Five signs fear-based leadership is holding your business back

fear-based leadership

Motivation is an important tool for helping teach employees to become better at their jobs and more resilient. But how is it created exactly?

The source of motivation activates different areas of the brain, and therefore has different effects over the long term. For example, a sure-fire way to quickly motivate people into action is to use ‘fear of punishment’. 

Many leaders (especially in the SME space) fall into fear-based leadership by default, because we are stressed, are desperate for immediate results, or don’t feel like differing from this status quo is important until a team grows.

In these cases, fear is such a comfortable and well-worn shoe that we can slip in without really noticing. It can take the form of veiled threats and passive aggression, sneaking in and slowly poisoning the culture.

There is a concept in psychology known as ‘motivation schemas’.

With an ‘approach motivation schema’, a person is motivated to do well at work due to an expectation of future reward. With an ‘avoid motivation schema’, a person is motivated to do well at work due to fear of punishment.
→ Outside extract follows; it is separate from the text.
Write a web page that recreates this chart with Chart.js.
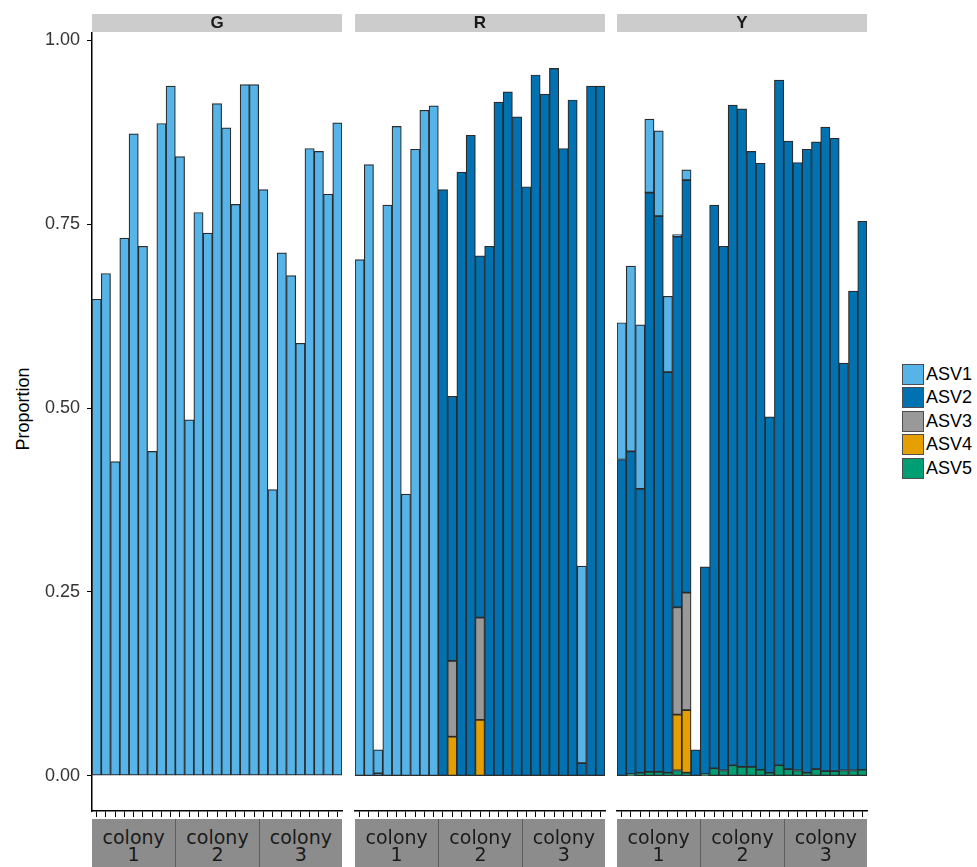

Both work, however, science proves that if a person is ruled by fear, then they will struggle to innovate and their performance will decline over time. Clearly, this is a huge issue in the workplace.

Essentially, fear-based leadership can get you fast results, but it comes at a great cost. 

On the other hand, building an ‘approach motivation schema’ helps people to think constructively and strategically and enables a culture of innovation, collaboration and continuous improvement.

The challenge is that a healthy culture doesn’t happen by default, so you should start by identifying if a fear-based culture exists. After that, you can find ways to improve and build a culture of resilience.

So how can you spot fear-based leadership?

There are many ways fear-based leadership affects culture. Sometimes it’s subtle, so being able to detect the clues will help you spot it in your organisation, and also recognise when another leader is employing it with their staff. The following are a few tell-tale signs of fear-based leadership.

  • People do what they’re told, but little else. In this environment, there might be high compliance with whatever directives are sent out, but seldom would anyone step outside those narrow confines to develop valuable new ideas.
  • Talking about culture is avoided. As a systemic feature, often middle management are themselves trapped by the culture and rendered powerless, or worse, become complicit in the fear-based culture. A key indicator of this is in a team meeting, where a question is asked about the culture and it is met with an immediate dead silence… each team member’s hastily expressionless face disguising panic.
  • Innovation is a bad word. Nearly every business has made innovation a priority. However, in a fear-based culture, most staff realise that words and actions are two very different things. This happens when the punishment for failure is greater than the rewards for success. 
  • High sensitivity to bad news. This often develops inadvertently. An overloaded founder doesn’t have time to process any more bad news, so an employee coming over with anything less than positive news risks getting their head bitten off. Over time, the result is that bad news gets swept under the rug and problems are kept out of sight until they become too big to hide. 
  • Engagement scores become deceptive. As much as they are questioned, many companies still use engagement surveys. In a fear-based culture, employees start to understand that answering honestly on the engagement scores simply means they will be punishing themselves. The outcome is often that they will all be put in a room and forced to discuss why the scores are low, though due to fear, people will not speak about the true causes. 

How can your business shift from fear to resilience?

If you’ve identified a fear-based culture at work in your business, the good news is that it can be changed.

How?

  1. Being consistent. Consistency is important, because one transgression back to the old ways can instantly evaporate months of work. 
  2. Controlling opportunities for retribution. Control and prevent potential passive-aggressive subconscious retaliation by management against employees, such as discretionary incentives and performance reviews. It’s demotivating to put in effort throughout the year, only to have it undone due to one misstep before performance review time.
  3. Developing an awareness of stress in teams. Working on your sensitivity to changes in moods and stress in teams is a useful tool in maintaining a healthy culture. Being able to notice when the team is particularly stressed — especially when combined with knowing why — can help you to recognise when people need a break or encouragement. 

All these behaviours combine to generate what we really need in the culture — a subconscious sense of safety — that translates into confident people, willing to take strategic risks that can push the organisation forward. Through a concerted effort, the team (no matter how small) gains the confidence to be resilient can take risks and be a disruptor to the marketplace.